> _RECORDED DATA_:
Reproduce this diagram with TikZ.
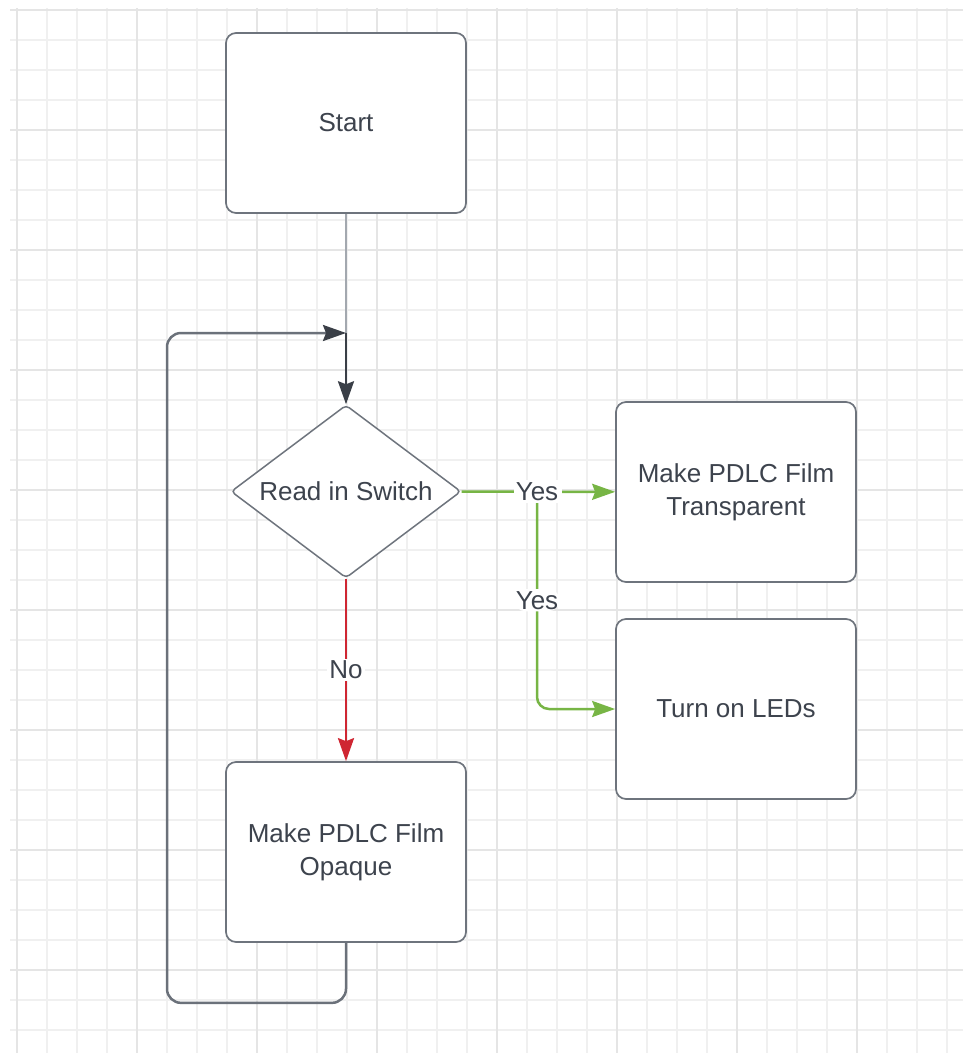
\documentclass[tikz,border=0pt]{standalone}
\usepackage{fontspec}
\setmainfont{Liberation Sans}
\usepackage{xcolor}
\usetikzlibrary{shapes.geometric}
\usetikzlibrary{arrows.meta}
\definecolor{txtgray}{HTML}{3D434D}
\definecolor{boxgray}{HTML}{6E747D}
\definecolor{gridminor}{HTML}{F0F0F0}
\definecolor{gridmajor}{HTML}{E5E5E5}
\definecolor{startgray}{HTML}{A3A8AF}
\definecolor{loopgray}{HTML}{6B717A}
\definecolor{arrowdark}{HTML}{3A3F47}
\definecolor{yesgreen}{HTML}{77B545}
\definecolor{nored}{HTML}{CF2632}
\newcommand\chartfont{\fontsize{26}{33}\selectfont}

\begin{document}
\begin{tikzpicture}[x=1pt,y=-1pt,
  box/.style={draw=boxgray,line width=1.7pt,rounded corners=10pt,fill=white,
    minimum width=240pt,minimum height=180pt,align=center,text=txtgray,font=\chartfont},
  decision/.style={diamond,aspect=1.33,draw=boxgray,line width=1.5pt,rounded corners=4pt,fill=white,
    inner sep=0pt,minimum width=230pt,minimum height=173pt,text=txtgray,font=\chartfont},
  lbl/.style={fill=white,inner sep=2pt,text=txtgray,font=\chartfont},
  tip/.style={-{Stealth[length=23pt,width=16pt,inset=3pt,#1]}},
  conn/.style={line width=2.5pt}]
   \useasboundingbox (0,0) rectangle (963,1053);
   % grid paper
   \foreach \i in {0,...,31} \draw[gridminor,line width=1.6pt] (17+30*\i,8) -- (17+30*\i,1053);
   \foreach \j in {0,...,34} \draw[gridminor,line width=1.6pt] (10,10+30*\j) -- (963,10+30*\j);
   \foreach \i in {0,4,...,28} \draw[gridmajor,line width=1.6pt] (17+30*\i,8) -- (17+30*\i,1053);
   \foreach \j in {0,4,...,32} \draw[gridmajor,line width=1.6pt] (10,10+30*\j) -- (963,10+30*\j);
   % blocks
   \node[box] (start) at (346,123) {Start};
   \node[decision] (switch) at (346,491.5) {Read in Switch};
   \node[box] (transp) at (736,492) {Make PDLC Film\\Transparent};
   \node[box] (leds) at (736,709) {Turn on LEDs};
   \node[box] (opaque) at (346,852) {Make PDLC Film\\Opaque};
   \coordinate (join) at (346,333);
   \coordinate (split) at (537,491.5);
   % connectors
   \draw[conn,startgray] (start) -- (join);
   \draw[conn,arrowdark,tip=arrowdark] (join) -- (switch);
   \draw[conn,yesgreen,tip=yesgreen] (switch) -- node[lbl] {Yes} (transp);
   \draw[conn,yesgreen,tip=yesgreen,rounded corners=12pt] (split) |- node[lbl,pos=0.25] {Yes} (leds);
   \node[lbl] at (split) {Yes};
   \draw[conn,nored,tip=nored] (switch) -- node[lbl] {No} (opaque);
   \draw[conn,loopgray,tip=arrowdark,rounded corners=14pt] (opaque.south) -- ++(0,60) -- ++(-179,0) |- (join);
\end{tikzpicture}
\end{document}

> _WHAT YOU WILL DO_:
Give every line above again exactly, with no pictures.

> _RESULT OF THE EXERCISE_:
Reproduce this diagram with TikZ.
\documentclass[tikz,border=0pt]{standalone}
\usepackage{fontspec}
\setmainfont{Liberation Sans}
\usepackage{xcolor}
\usetikzlibrary{shapes.geometric}
\usetikzlibrary{arrows.meta}
\definecolor{txtgray}{HTML}{3D434D}
\definecolor{boxgray}{HTML}{6E747D}
\definecolor{gridminor}{HTML}{F0F0F0}
\definecolor{gridmajor}{HTML}{E5E5E5}
\definecolor{startgray}{HTML}{A3A8AF}
\definecolor{loopgray}{HTML}{6B717A}
\definecolor{arrowdark}{HTML}{3A3F47}
\definecolor{yesgreen}{HTML}{77B545}
\definecolor{nored}{HTML}{CF2632}
\newcommand\chartfont{\fontsize{26}{33}\selectfont}

\begin{document}
\begin{tikzpicture}[x=1pt,y=-1pt,
  box/.style={draw=boxgray,line width=1.7pt,rounded corners=10pt,fill=white,
    minimum width=240pt,minimum height=180pt,align=center,text=txtgray,font=\chartfont},
  decision/.style={diamond,aspect=1.33,draw=boxgray,line width=1.5pt,rounded corners=4pt,fill=white,
    inner sep=0pt,minimum width=230pt,minimum height=173pt,text=txtgray,font=\chartfont},
  lbl/.style={fill=white,inner sep=2pt,text=txtgray,font=\chartfont},
  tip/.style={-{Stealth[length=23pt,width=16pt,inset=3pt,#1]}},
  conn/.style={line width=2.5pt}]
   \useasboundingbox (0,0) rectangle (963,1053);
   % grid paper
   \foreach \i in {0,...,31} \draw[gridminor,line width=1.6pt] (17+30*\i,8) -- (17+30*\i,1053);
   \foreach \j in {0,...,34} \draw[gridminor,line width=1.6pt] (10,10+30*\j) -- (963,10+30*\j);
   \foreach \i in {0,4,...,28} \draw[gridmajor,line width=1.6pt] (17+30*\i,8) -- (17+30*\i,1053);
   \foreach \j in {0,4,...,32} \draw[gridmajor,line width=1.6pt] (10,10+30*\j) -- (963,10+30*\j);
   % blocks
   \node[box] (start) at (346,123) {Start};
   \node[decision] (switch) at (346,491.5) {Read in Switch};
   \node[box] (transp) at (736,492) {Make PDLC Film\\Transparent};
   \node[box] (leds) at (736,709) {Turn on LEDs};
   \node[box] (opaque) at (346,852) {Make PDLC Film\\Opaque};
   \coordinate (join) at (346,333);
   \coordinate (split) at (537,491.5);
   % connectors
   \draw[conn,startgray] (start) -- (join);
   \draw[conn,arrowdark,tip=arrowdark] (join) -- (switch);
   \draw[conn,yesgreen,tip=yesgreen] (switch) -- node[lbl] {Yes} (transp);
   \draw[conn,yesgreen,tip=yesgreen,rounded corners=12pt] (split) |- node[lbl,pos=0.25] {Yes} (leds);
   \node[lbl] at (split) {Yes};
   \draw[conn,nored,tip=nored] (switch) -- node[lbl] {No} (opaque);
   \draw[conn,loopgray,tip=arrowdark,rounded corners=14pt] (opaque.south) -- ++(0,60) -- ++(-179,0) |- (join);
\end{tikzpicture}
\end{document}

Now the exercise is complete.